In this century itself, we have seen monuments even cities vanish in front of our eyes. We have seen cityscapes change as more buildings are made and old ones renovated. It is hard to imagine how any place used to look even 10 years ago. Trying to imagine how a place looked hundreds of years ago is just out of the question. Sure, you can look at paintings of the place and have sketches of the buildings but to really learn about a place you have to be there. You have to see everything with your eyes in all 3 dimensions.
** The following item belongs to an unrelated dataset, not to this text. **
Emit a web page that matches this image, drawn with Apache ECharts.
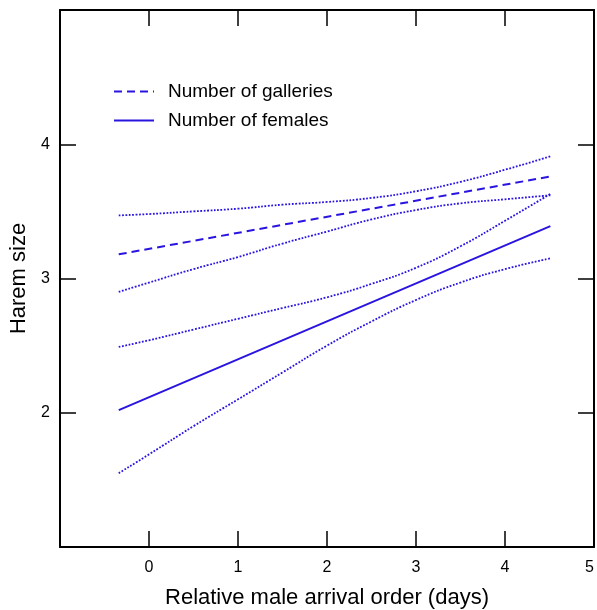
<!DOCTYPE html>
<html>
<head>
<meta charset="utf-8">
<script src="https://cdn.jsdelivr.net/npm/echarts@6/dist/echarts.min.js"></script>
<style>
  html, body { margin: 0; padding: 0; background: #fff; }
  #chart { width: 597px; height: 610px; }
</style>
</head>
<body>
<div id="chart"></div>
<script>
// values
let ciX = [-0.34, 0, 0.5, 1, 1.5, 2, 2.5, 3, 3.5, 4, 4.51];
let lineX = [-0.34, 4.51];

let galleriesFit = [3.18, 3.76];
let galleriesUpper = [3.47, 3.48, 3.50, 3.52, 3.55, 3.57, 3.60, 3.65, 3.72, 3.81, 3.91];
let galleriesLower = [2.90, 2.97, 3.07, 3.16, 3.26, 3.35, 3.44, 3.51, 3.56, 3.59, 3.62];

let femalesFit = [2.02, 3.39];
let femalesUpper = [2.49, 2.54, 2.62, 2.70, 2.78, 2.86, 2.96, 3.08, 3.24, 3.43, 3.63];
let femalesLower = [1.55, 1.69, 1.90, 2.10, 2.30, 2.50, 2.68, 2.84, 2.97, 3.07, 3.15];

let xLabels = ['0', '1', '2', '3', '4', '5'];
let yLabels = ['2', '3', '4'];

let blue = '#2a14e0';
let font = 'Liberation Sans, Arial, Helvetica, sans-serif';

function pairs(xs, ys) {
  return xs.map((x, i) => [x, ys[i]]);
}

let myChart = echarts.init(document.getElementById('chart'));

function ciSeries(name, xs, ys) {
  return {
    name: name,
    type: 'line',
    data: pairs(xs, ys),
    smooth: true,
    symbol: 'none',
    silent: true,
    lineStyle: { color: blue, width: 1.8, type: [1.8, 1.6] }
  };
}

let frameLine = { show: true, onZero: false, lineStyle: { color: '#000', width: 2 } };
let inTick = { show: true, inside: true, length: 16, lineStyle: { color: '#000', width: 1.5 } };

let option = {
  animation: false,
  grid: { left: 60, right: 3, top: 10, bottom: 63, containLabel: false, outerBoundsMode: 'none' },
  legend: {
    data: ['Number of galleries', 'Number of females'],
    orient: 'vertical',
    left: 108,
    top: 77,
    itemWidth: 40,
    itemHeight: 16,
    itemGap: 10,
    itemStyle: { color: 'transparent', borderColor: 'transparent', borderWidth: 0 },
    textStyle: { fontFamily: font, fontSize: 19, color: '#000', padding: [0, 0, 0, 9] }
  },
  xAxis: [
    {
      type: 'value',
      min: -1,
      max: 5,
      interval: 1,
      position: 'bottom',
      name: 'Relative male arrival order (days)',
      nameLocation: 'middle',
      nameGap: 40,
      nameTextStyle: { fontFamily: font, fontSize: 22, color: '#000' },
      axisLine: frameLine,
      axisTick: inTick,
      splitLine: { show: false },
      axisLabel: {
        margin: 13,
        fontFamily: font,
        fontSize: 16,
        color: '#000',
        showMinLabel: true,
        showMaxLabel: true,
        alignMaxLabel: 'right',
        formatter: v => (xLabels.indexOf(String(v)) >= 0 ? String(v) : '')
      }
    },
    {
      type: 'value',
      min: -1,
      max: 5,
      interval: 1,
      position: 'top',
      axisLine: frameLine,
      axisTick: inTick,
      splitLine: { show: false },
      axisLabel: { show: false }
    }
  ],
  yAxis: [
    {
      type: 'value',
      min: 1,
      max: 5,
      interval: 1,
      position: 'left',
      name: 'Harem size',
      nameLocation: 'middle',
      nameGap: 30,
      nameTextStyle: { fontFamily: font, fontSize: 22, color: '#000' },
      axisLine: frameLine,
      axisTick: inTick,
      splitLine: { show: false },
      axisLabel: {
        margin: 10,
        fontFamily: font,
        fontSize: 16,
        color: '#000',
        formatter: v => (yLabels.indexOf(String(v)) >= 0 ? String(v) : '')
      }
    },
    {
      type: 'value',
      min: 1,
      max: 5,
      interval: 1,
      position: 'right',
      axisLine: frameLine,
      axisTick: inTick,
      splitLine: { show: false },
      axisLabel: { show: false }
    }
  ],
  series: [
    {
      name: 'Number of galleries',
      type: 'line',
      data: pairs(lineX, galleriesFit),
      symbol: 'none',
      lineStyle: { color: blue, width: 2, type: [8, 5] },
      itemStyle: { color: blue }
    },
    {
      name: 'Number of females',
      type: 'line',
      data: pairs(lineX, femalesFit),
      symbol: 'none',
      lineStyle: { color: blue, width: 2, type: 'solid' },
      itemStyle: { color: blue }
    },
    ciSeries('galleries upper', ciX, galleriesUpper),
    ciSeries('galleries lower', ciX, galleriesLower),
    ciSeries('females upper', ciX, femalesUpper),
    ciSeries('females lower', ciX, femalesLower)
  ]
};

myChart.setOption(option);
</script>
</body>
</html>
With all the advances in technology, it is finally possible to truly experience a place; to see how places, that had existed hundreds of years ago and are in ruins now, would have looked in life-like sizes; to notice finer details that had gone unnoticed on paper till now.
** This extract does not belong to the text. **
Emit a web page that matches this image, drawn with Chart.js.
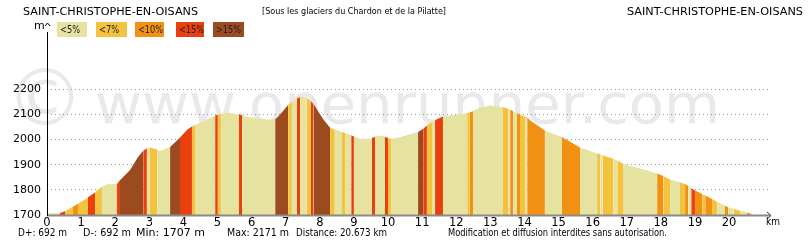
<!DOCTYPE html>
<html><head><meta charset="utf-8">
<script src="https://cdn.jsdelivr.net/npm/chart.js@4.4.0/dist/chart.umd.min.js"></script>
<style>html,body{margin:0;padding:0;background:#fff;overflow:hidden}#wrap{width:809px;height:240px;position:relative}</style>
</head><body><div id="wrap"><canvas id="c" width="809" height="240"></canvas></div>
<script>
// ---- data ----
const distanceKm = [0,0.38,0.53,0.76,0.91,1.20,1.41,1.61,1.76,2.05,2.14,2.43,2.67,2.82,2.93,3.02,3.23,3.31,3.61,3.81,3.90,4.11,4.25,4.34,4.69,4.93,5.01,5.10,5.28,5.63,5.72,5.87,6.25,6.54,6.69,6.77,7.07,7.18,7.33,7.42,7.51,7.62,7.74,7.82,8.09,8.30,8.44,8.59,8.65,8.74,8.92,9.00,9.18,9.47,9.53,9.62,9.68,9.85,9.91,10.00,10.09,10.35,10.88,11.03,11.14,11.29,11.38,11.61,11.82,12.32,12.40,12.49,12.61,12.99,13.37,13.52,13.58,13.67,13.78,13.87,14.02,14.08,14.16,14.60,14.84,15.10,15.63,16.13,16.22,16.30,16.60,16.72,16.89,17.01,17.48,17.89,18.07,18.27,18.56,18.71,18.80,18.89,19.00,19.21,19.30,19.50,19.65,19.88,19.97,20.14,20.32,20.53,20.62,20.673];
const elevationM = [1707,1708,1715,1733,1745,1770,1790,1812,1822,1823,1838,1878,1930,1955,1965,1968,1960,1954,1970,1996,2008,2039,2052,2058,2078,2095,2098,2101,2107,2099,2097,2089,2082,2078,2080,2089,2137,2150,2163,2168,2171,2165,2152,2140,2082,2047,2040,2033,2030,2026,2017,2012,2003,2003,2006,2011,2015,2015,2011,2006,2003,2009,2030,2043,2056,2070,2077,2091,2095,2104,2108,2112,2122,2135,2128,2122,2118,2112,2104,2098,2090,2088,2077,2036,2023,2010,1968,1944,1941,1937,1924,1917,1905,1898,1882,1865,1855,1841,1829,1823,1816,1806,1797,1783,1777,1764,1753,1737,1731,1724,1717,1710,1707,1707];
// grade class of the segment starting at each point (0:<5% 1:<7% 2:<10% 3:<15% 4:>15%)
const gradeClass = [0,3,1,2,1,3,1,0,0,3,4,4,4,3,0,1,0,0,4,4,3,3,1,0,0,3,1,0,0,3,0,0,0,0,4,4,1,0,3,0,0,1,3,4,4,1,0,0,1,0,3,0,0,0,3,0,0,0,3,1,0,0,4,3,1,0,3,0,0,1,2,0,0,0,1,0,2,0,2,1,0,2,2,0,0,2,0,1,0,1,0,1,0,0,0,2,1,0,1,2,0,3,2,1,2,1,0,2,0,1,0,2,0,0];
const gradeLabels = ['<5%','<7%','<10%','<15%','>15%'];
const gradeColors = ['#E6E29F','#F4C23D','#F29014','#E8400F','#9C4A20'];
const yTickValues = [1700,1800,1900,2000,2100,2200];
const xTickValues = [0,1,2,3,4,5,6,7,8,9,10,11,12,13,14,15,16,17,18,19,20];
const startName = 'SAINT-CHRISTOPHE-EN-OISANS';
const endName = 'SAINT-CHRISTOPHE-EN-OISANS';
const routeName = '[Sous les glaciers du Chardon et de la Pilatte]';
const statTexts = ['D+: 692 m','D-: 692 m','Min: 1707 m','Max: 2171 m','Distance: 20.673 km'];
const noticeText = 'Modification et diffusion interdites sans autorisation.';
const watermarkText = 'www.openrunner.com';

const FONT = '"DejaVu Sans", sans-serif';

function fitText(ctx, text, x, y, width) {
  const m = ctx.measureText(text).width;
  ctx.save();
  ctx.translate(x, y);
  ctx.scale(width / m, 1);
  ctx.fillText(text, 0, 0);
  ctx.restore();
}

const decor = {
  id: 'decor',
  beforeDraw(chart) {
    const ctx = chart.ctx;
    ctx.save();
    ctx.fillStyle = '#e9e9e9';
    ctx.textBaseline = 'alphabetic';
    ctx.font = '56px ' + FONT;
    fitText(ctx, watermarkText, 95, 123, 625);
    ctx.font = '78px ' + FONT;
    ctx.textAlign = 'center';
    ctx.fillText('\u00A9', 45, 125);
    ctx.restore();
  },
  afterDraw(chart) {
    const ctx = chart.ctx; const a = chart.chartArea;
    const ys = chart.scales.y;
    ctx.save();
    // x axis (gray)
    const by = ys.getPixelForValue(1700);
    ctx.strokeStyle = '#8a8a8a'; ctx.lineWidth = 2;
    ctx.beginPath(); ctx.moveTo(a.left, by + 0.5); ctx.lineTo(a.right, by + 0.5); ctx.stroke();
    ctx.lineWidth = 1; ctx.strokeStyle = '#333';
    ctx.beginPath(); ctx.moveTo(a.right - 3, by - 3); ctx.lineTo(a.right + 1, by + 0.5); ctx.lineTo(a.right - 3, by + 4); ctx.stroke();
    // y axis (black)
    ctx.strokeStyle = '#000'; ctx.lineWidth = 1;
    ctx.beginPath(); ctx.moveTo(a.left + 0.5, a.top + 7); ctx.lineTo(a.left + 0.5, by + 1); ctx.stroke();
    ctx.beginPath(); ctx.moveTo(a.left - 2, a.top + 1); ctx.lineTo(a.left + 0.5, a.top - 2); ctx.lineTo(a.left + 3, a.top + 1); ctx.stroke();
    ctx.fillStyle = '#000';
    ctx.font = '11px ' + FONT; ctx.textBaseline = 'middle'; ctx.textAlign = 'left';
    ctx.fillText('m', 34, a.top + 1);
    fitText(ctx, 'km', 766, 222, 14);
    // titles
    ctx.font = '11px ' + FONT;
    fitText(ctx, startName, 23, 12, 175);
    fitText(ctx, endName, 627, 12, 176);
    ctx.font = '9px ' + FONT;
    fitText(ctx, routeName, 262, 12, 184);
    // legend
    const boxX = [57, 96, 135, 176, 213];
    const boxW = [30, 31, 29, 28, 31];
    ctx.font = '11px ' + FONT;
    for (let i = 0; i < gradeLabels.length; i++) {
      ctx.fillStyle = gradeColors[i];
      ctx.fillRect(boxX[i], 22, boxW[i], 15);
      ctx.fillStyle = '#222';
      fitText(ctx, gradeLabels[i], boxX[i] + 3, 30, gradeLabels[i].length > 3 ? 25 : 20);
    }
    // stats
    ctx.fillStyle = '#000';
    ctx.font = '11px ' + FONT;
    const sx = [18, 83, 136, 227, 296];
    const sw = [49, 48, 69, 62, 91];
    statTexts.forEach((t, i) => fitText(ctx, t, sx[i], 233, sw[i]));
    ctx.font = '10px ' + FONT;
    fitText(ctx, noticeText, 448, 233, 219);
    ctx.restore();
  }
};

const points = distanceKm.map((d, i) => ({x: d, y: elevationM[i]}));

new Chart(document.getElementById('c'), {
  type: 'line',
  data: { datasets: [{
    data: points,
    borderWidth: 0,
    borderColor: 'rgba(0,0,0,0)',
    pointRadius: 0,
    tension: 0,
    fill: 'start',
    backgroundColor: gradeColors[0],
    segment: { backgroundColor: c => gradeColors[gradeClass[c.p0DataIndex]] }
  }]},
  options: {
    responsive: false, animation: false, devicePixelRatio: 1,
    layout: { padding: { top: 25, right: 39, left: 0, bottom: 0 } },
    plugins: { legend: { display: false }, tooltip: { enabled: false } },
    scales: {
      x: {
        type: 'linear', min: 0, max: 21.2,
        afterBuildTicks: s => { s.ticks = xTickValues.map(v => ({value: v})); },
        afterFit: s => { s.height = 25; },
        grid: { display: false, drawTicks: false },
        border: { display: false },
        ticks: { color: '#000', font: { family: 'DejaVu Sans', size: 11.5 }, padding: 1, maxRotation: 0, autoSkip: false, callback: v => String(v) }
      },
      y: {
        min: 1700, max: 2455,
        afterBuildTicks: s => { s.ticks = yTickValues.map(v => ({value: v})); },
        afterFit: s => { s.width = 47; },
        grid: { color: c => c.tick && c.tick.value === 1700 ? 'rgba(0,0,0,0)' : '#9a9a9a', drawTicks: false, lineWidth: 1 },
        border: { display: false, dash: [1, 3] },
        ticks: { color: '#000', font: { family: 'DejaVu Sans', size: 11 }, padding: 6, autoSkip: false, callback: v => String(v) }
      }
    }
  },
  plugins: [decor]
});
</script></body></html>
The technology that makes it possible is 3D mapping and is probably the most important tool in Digital Humanities. 3D mapping a space is a way of recording available information and then creating 3D digital models of the elements in the space to study them better and in more detail. It helps visualizing the space in a life-like manner and recreate missing elements by connecting details that had previously been never noticed on 2- paper models. There are many 3-D mapping techniques but some of the most popular are mapping through infrared, laser or ultrasound sensors. The information that the sensors record are then translated into partial or full virtual model of the space, which the user can then see and edit to recreate different elements of the space. 3D models made by mapping spaces can be used to print physical models using 3D printing or experience the space through virtual reality devices like the Oculus Pro or Google Cardboard. Using these technologies together, we can experience the information in a much more immersive manner.
While going around the internet, I stumbled across a project called HyperCities. The project, run by Todd Presner, David Shepard, and Yoh Kawano and published by Harvard University Press, is an initiative to produce publicly accessible virtual worlds using 3D mapping technologies. They map and publish 3-D models of entire cities on Google Earth and aim to create a virtual database of all modern cities. They want to enable people to experience any place in the world as if they were actually there using virtual reality.
Imagine yourself walking through New York City, while sitting on a couch at home and experiencing the architecture or making measurement of the empire state building through accurate virtual models. In the coming years, all this and more will actually become a reality and transform the way we experience and study space, revolutionizing the field of humanities.